*YOUR OBJECTIVE*
Tally the lines holding "picture" and state only that figure.

>>

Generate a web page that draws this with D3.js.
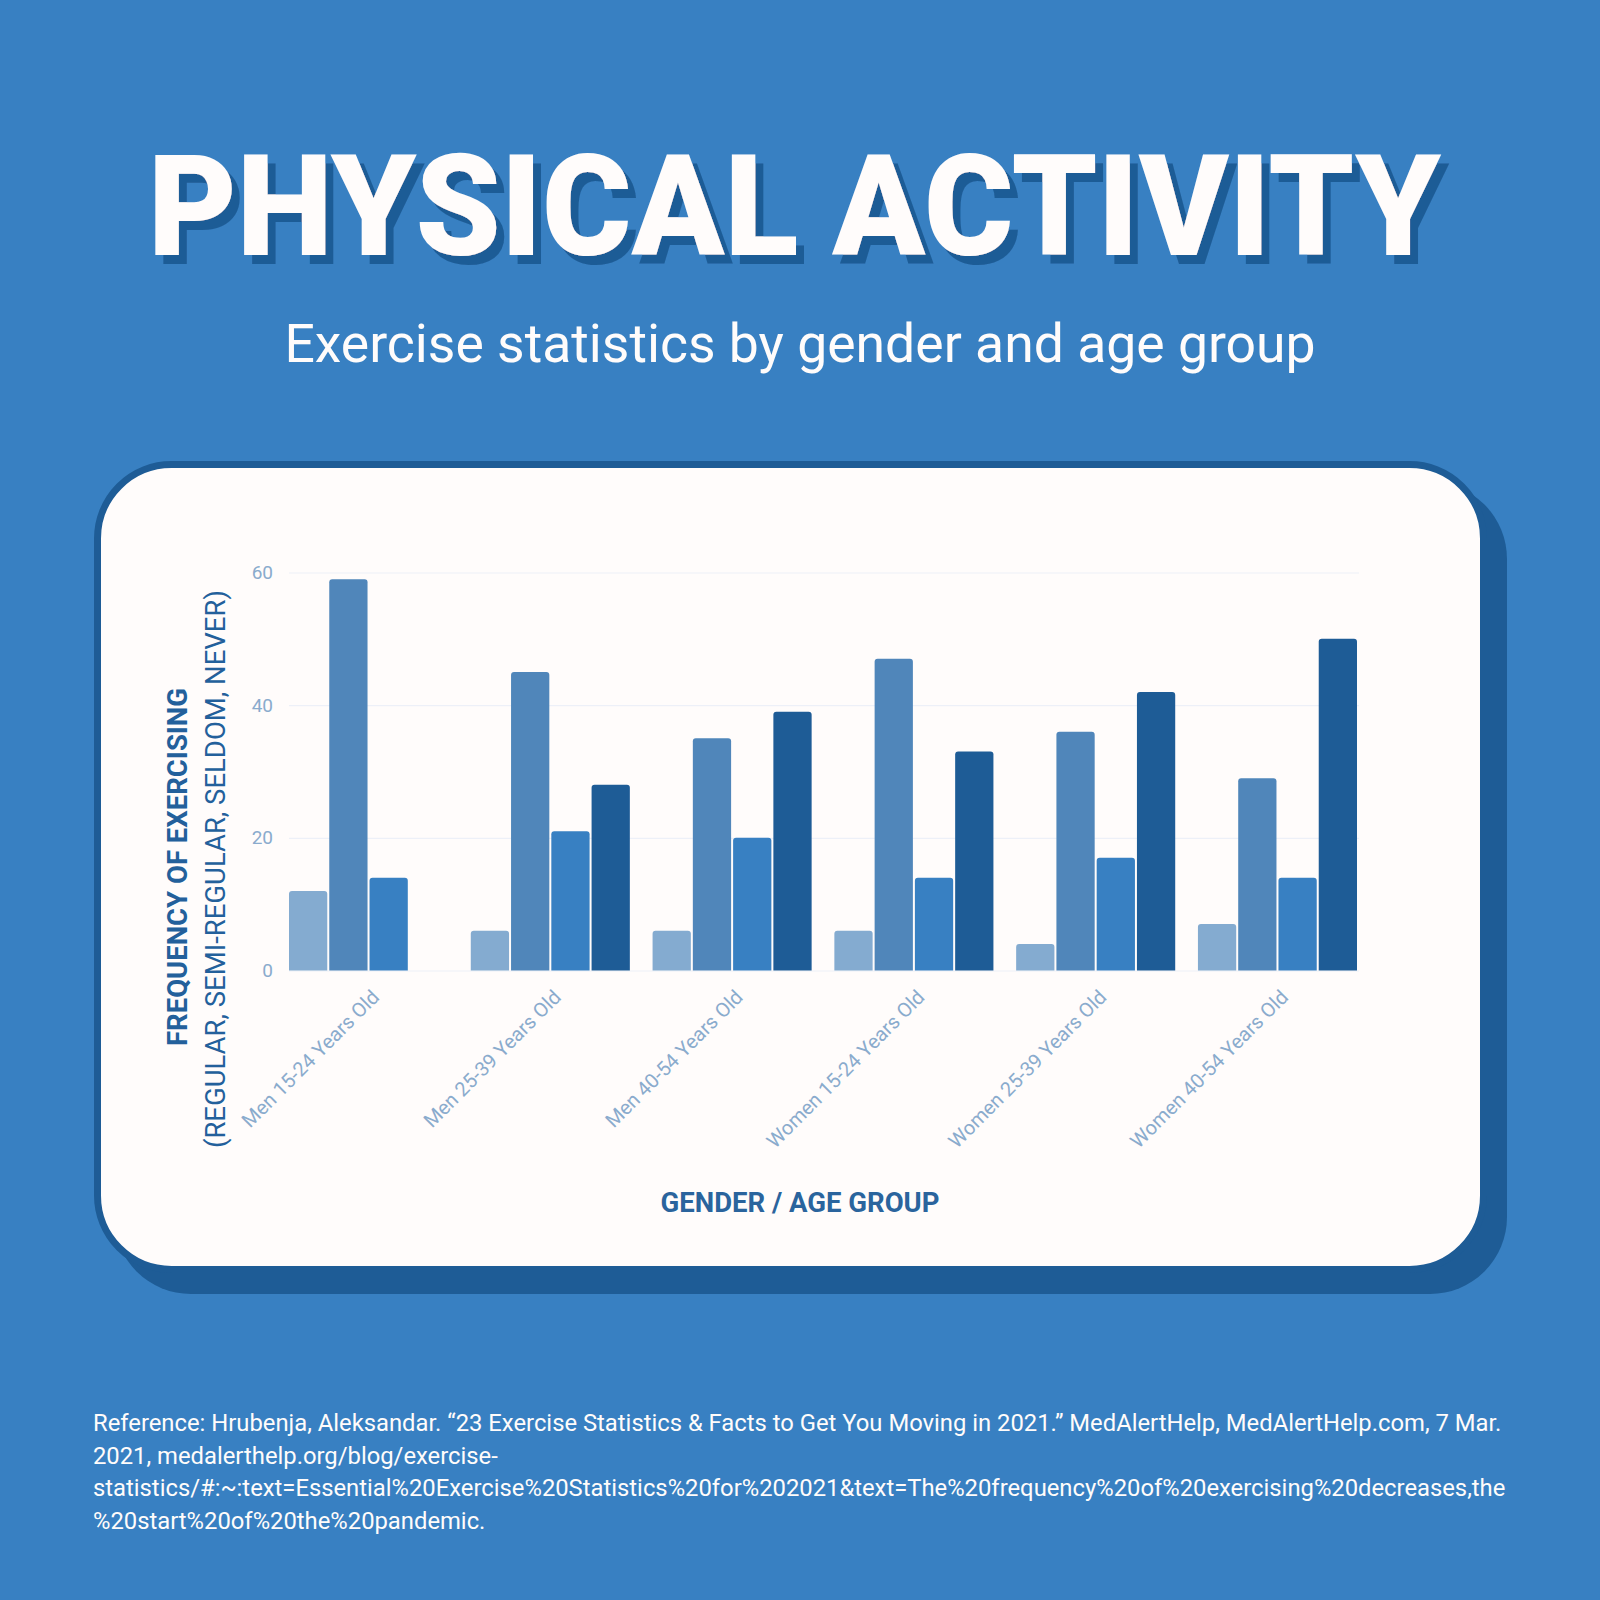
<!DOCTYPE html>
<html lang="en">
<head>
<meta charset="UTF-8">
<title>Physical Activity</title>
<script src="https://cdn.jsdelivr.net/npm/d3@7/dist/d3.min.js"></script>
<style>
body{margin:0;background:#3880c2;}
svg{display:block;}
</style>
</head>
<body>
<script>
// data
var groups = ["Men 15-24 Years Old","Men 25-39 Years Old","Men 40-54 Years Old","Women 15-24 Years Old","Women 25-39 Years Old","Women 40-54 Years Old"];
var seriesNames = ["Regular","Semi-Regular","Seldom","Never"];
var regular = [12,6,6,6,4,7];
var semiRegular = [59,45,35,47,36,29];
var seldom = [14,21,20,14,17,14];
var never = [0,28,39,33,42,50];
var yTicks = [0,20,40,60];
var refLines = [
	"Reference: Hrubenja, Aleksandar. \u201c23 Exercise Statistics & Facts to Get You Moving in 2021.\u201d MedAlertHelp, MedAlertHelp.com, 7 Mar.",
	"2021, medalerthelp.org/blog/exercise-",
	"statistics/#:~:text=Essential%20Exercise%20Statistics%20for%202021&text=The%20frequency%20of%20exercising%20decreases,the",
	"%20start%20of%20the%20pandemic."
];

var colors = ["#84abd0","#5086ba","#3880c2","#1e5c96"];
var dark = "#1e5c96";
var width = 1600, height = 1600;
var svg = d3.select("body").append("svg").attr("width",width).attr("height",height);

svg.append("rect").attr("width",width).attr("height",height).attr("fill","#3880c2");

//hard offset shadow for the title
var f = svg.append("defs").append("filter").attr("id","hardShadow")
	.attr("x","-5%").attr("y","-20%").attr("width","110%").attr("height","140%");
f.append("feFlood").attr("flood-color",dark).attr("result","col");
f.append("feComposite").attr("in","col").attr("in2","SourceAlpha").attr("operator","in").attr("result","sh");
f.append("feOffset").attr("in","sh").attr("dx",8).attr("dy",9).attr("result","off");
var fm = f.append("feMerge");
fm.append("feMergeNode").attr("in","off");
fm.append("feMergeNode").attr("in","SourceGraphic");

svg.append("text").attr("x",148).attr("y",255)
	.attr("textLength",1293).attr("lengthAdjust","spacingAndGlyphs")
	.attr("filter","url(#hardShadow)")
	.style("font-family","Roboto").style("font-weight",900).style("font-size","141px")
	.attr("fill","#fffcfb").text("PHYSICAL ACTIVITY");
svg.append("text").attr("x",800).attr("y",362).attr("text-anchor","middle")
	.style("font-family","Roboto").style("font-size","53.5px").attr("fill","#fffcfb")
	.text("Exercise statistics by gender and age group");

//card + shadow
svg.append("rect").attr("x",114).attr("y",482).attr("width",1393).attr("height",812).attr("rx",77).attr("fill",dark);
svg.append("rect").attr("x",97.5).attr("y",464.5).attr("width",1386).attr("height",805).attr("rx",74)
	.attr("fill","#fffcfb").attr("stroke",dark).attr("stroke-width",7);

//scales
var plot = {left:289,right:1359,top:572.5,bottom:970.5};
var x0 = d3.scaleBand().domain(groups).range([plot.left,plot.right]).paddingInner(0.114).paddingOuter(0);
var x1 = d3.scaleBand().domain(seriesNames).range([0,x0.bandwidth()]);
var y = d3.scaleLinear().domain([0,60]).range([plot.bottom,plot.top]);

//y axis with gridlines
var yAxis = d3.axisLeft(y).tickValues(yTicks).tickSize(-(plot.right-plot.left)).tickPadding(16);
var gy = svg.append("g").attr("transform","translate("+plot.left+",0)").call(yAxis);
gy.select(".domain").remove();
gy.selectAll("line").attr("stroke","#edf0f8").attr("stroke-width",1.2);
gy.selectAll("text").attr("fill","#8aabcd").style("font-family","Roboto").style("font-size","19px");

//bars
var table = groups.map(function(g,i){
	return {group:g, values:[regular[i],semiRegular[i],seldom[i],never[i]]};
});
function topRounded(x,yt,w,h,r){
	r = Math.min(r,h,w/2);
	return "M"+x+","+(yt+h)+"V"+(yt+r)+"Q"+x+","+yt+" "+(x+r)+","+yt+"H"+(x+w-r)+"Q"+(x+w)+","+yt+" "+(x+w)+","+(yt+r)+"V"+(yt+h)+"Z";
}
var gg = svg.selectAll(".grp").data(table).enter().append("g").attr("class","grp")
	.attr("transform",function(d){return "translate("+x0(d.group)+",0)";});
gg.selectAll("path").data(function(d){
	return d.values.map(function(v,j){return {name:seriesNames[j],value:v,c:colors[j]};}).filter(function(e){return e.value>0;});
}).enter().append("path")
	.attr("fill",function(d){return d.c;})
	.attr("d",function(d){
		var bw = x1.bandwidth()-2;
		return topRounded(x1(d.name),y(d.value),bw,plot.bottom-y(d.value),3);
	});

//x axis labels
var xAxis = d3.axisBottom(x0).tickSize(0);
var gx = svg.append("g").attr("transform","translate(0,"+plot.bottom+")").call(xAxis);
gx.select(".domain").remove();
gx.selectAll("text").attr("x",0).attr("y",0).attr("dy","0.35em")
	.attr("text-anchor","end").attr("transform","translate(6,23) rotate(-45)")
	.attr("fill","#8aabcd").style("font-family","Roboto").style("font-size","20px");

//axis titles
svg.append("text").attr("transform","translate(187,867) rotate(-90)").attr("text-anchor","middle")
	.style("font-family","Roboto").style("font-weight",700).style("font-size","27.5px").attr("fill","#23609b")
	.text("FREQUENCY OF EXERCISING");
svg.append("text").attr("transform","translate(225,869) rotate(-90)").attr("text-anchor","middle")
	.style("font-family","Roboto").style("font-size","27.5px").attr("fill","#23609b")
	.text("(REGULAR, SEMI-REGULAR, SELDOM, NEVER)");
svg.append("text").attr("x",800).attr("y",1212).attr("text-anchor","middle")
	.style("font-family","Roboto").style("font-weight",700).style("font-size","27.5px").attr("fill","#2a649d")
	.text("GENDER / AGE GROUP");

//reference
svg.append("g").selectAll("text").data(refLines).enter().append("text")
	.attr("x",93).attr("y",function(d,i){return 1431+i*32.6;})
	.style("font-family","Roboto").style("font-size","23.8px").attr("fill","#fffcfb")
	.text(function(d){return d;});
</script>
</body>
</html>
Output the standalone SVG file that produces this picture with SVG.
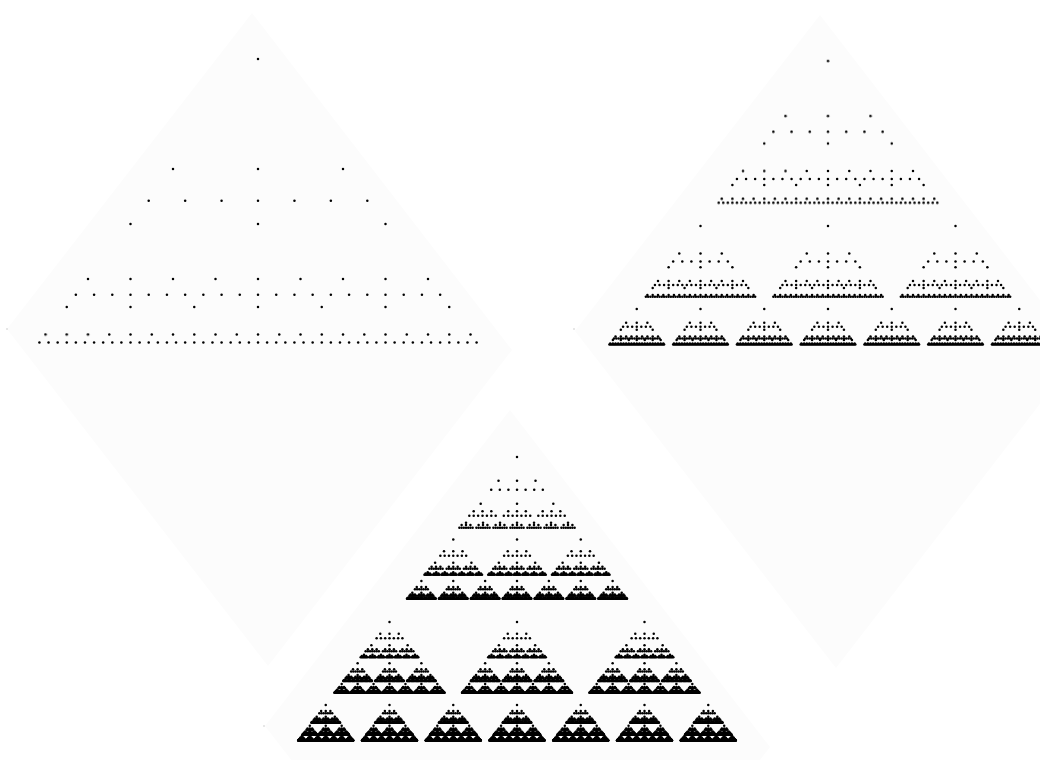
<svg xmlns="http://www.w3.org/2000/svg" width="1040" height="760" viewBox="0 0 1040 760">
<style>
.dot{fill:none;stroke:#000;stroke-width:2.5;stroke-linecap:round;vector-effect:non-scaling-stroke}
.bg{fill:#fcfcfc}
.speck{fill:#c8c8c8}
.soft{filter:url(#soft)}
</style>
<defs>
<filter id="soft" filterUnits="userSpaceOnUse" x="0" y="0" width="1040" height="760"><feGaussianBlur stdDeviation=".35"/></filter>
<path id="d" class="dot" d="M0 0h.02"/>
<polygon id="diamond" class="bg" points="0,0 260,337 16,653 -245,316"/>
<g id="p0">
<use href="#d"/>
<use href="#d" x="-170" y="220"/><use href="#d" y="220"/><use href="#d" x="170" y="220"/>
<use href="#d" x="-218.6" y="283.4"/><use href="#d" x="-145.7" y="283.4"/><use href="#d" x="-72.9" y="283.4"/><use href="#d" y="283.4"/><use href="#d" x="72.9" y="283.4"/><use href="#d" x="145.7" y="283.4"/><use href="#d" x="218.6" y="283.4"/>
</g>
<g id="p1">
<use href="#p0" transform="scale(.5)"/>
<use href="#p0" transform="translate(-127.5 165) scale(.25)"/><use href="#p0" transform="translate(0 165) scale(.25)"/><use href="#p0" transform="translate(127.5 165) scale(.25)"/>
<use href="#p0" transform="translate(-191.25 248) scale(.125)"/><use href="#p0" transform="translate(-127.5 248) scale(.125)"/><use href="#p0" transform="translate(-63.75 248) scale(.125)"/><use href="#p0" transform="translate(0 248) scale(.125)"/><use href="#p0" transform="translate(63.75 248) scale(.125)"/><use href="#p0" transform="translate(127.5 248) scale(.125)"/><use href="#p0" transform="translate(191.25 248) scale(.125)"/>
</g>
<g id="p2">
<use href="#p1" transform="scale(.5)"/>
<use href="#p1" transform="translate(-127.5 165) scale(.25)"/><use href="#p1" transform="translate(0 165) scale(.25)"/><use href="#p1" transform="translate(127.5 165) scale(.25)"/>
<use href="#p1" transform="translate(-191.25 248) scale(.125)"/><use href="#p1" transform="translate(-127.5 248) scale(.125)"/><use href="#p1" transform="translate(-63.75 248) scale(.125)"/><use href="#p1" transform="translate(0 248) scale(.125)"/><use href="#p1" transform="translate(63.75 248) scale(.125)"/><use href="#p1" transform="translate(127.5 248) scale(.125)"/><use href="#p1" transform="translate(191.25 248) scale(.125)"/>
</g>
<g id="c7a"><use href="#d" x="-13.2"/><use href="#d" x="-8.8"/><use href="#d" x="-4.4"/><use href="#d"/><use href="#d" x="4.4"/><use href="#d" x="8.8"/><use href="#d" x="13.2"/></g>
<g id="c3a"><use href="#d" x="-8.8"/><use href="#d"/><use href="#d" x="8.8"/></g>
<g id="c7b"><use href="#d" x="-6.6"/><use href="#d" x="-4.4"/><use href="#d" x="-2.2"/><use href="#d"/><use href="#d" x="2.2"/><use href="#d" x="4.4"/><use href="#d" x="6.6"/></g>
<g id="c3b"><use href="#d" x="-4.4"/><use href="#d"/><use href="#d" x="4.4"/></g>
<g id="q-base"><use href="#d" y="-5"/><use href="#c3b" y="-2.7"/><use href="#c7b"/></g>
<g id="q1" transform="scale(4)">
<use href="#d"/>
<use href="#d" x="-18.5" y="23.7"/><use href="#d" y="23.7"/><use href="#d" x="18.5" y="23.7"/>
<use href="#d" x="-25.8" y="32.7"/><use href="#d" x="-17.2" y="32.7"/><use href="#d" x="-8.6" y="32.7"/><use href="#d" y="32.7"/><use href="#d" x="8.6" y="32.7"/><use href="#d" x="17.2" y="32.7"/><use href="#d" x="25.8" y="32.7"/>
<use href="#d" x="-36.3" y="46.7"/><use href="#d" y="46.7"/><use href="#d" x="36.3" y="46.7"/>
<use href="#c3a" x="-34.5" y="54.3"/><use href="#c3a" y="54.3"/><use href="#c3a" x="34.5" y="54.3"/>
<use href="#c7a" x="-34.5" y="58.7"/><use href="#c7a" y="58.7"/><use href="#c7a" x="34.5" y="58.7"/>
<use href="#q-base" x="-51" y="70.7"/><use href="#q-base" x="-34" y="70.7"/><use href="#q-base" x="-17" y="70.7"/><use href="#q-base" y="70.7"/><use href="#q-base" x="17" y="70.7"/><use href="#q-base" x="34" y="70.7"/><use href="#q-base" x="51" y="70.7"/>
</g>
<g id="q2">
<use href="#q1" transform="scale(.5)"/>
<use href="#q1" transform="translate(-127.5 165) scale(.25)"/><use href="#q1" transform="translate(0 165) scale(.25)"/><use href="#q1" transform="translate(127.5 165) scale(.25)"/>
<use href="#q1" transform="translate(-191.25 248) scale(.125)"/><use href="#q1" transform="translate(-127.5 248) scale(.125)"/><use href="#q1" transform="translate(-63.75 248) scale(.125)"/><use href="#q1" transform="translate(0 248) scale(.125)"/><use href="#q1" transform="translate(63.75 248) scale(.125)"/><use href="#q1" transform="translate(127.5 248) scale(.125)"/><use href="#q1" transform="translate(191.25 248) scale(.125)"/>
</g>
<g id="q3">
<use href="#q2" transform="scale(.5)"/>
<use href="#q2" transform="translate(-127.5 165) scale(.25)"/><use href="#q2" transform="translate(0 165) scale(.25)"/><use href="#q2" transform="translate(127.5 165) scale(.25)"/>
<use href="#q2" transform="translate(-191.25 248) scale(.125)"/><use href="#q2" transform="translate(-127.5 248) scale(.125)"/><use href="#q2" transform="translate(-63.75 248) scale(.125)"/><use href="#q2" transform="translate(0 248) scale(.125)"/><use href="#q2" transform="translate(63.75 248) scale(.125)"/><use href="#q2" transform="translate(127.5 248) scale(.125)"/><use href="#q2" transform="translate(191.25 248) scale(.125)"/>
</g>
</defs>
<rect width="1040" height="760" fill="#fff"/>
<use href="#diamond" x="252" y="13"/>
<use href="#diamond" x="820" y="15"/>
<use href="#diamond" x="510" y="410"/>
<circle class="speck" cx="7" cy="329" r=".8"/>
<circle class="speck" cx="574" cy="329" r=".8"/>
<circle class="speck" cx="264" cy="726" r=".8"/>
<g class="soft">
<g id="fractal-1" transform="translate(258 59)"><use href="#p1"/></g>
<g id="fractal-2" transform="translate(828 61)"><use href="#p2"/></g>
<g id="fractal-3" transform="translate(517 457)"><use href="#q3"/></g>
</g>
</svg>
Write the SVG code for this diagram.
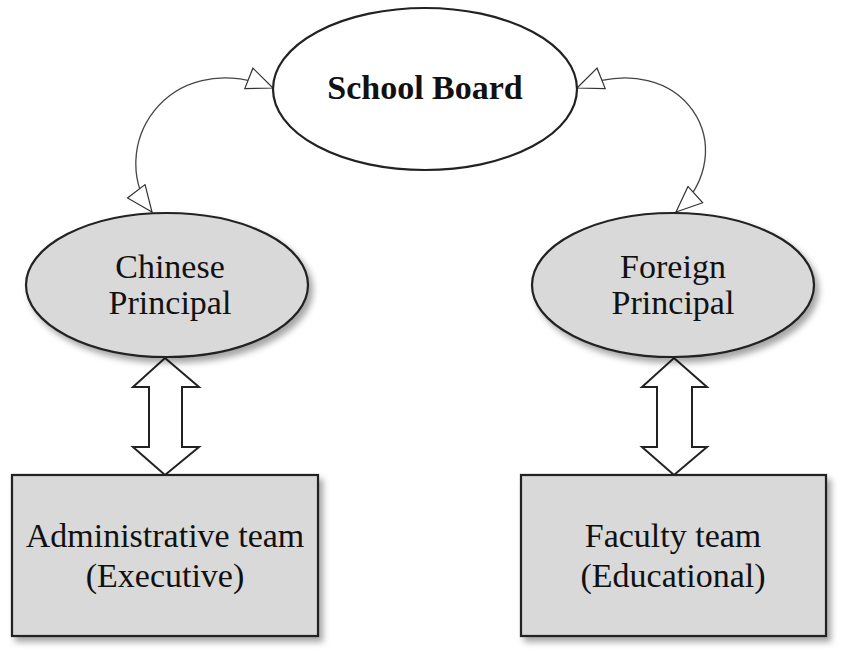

<<

*FULL RESPONSE*
1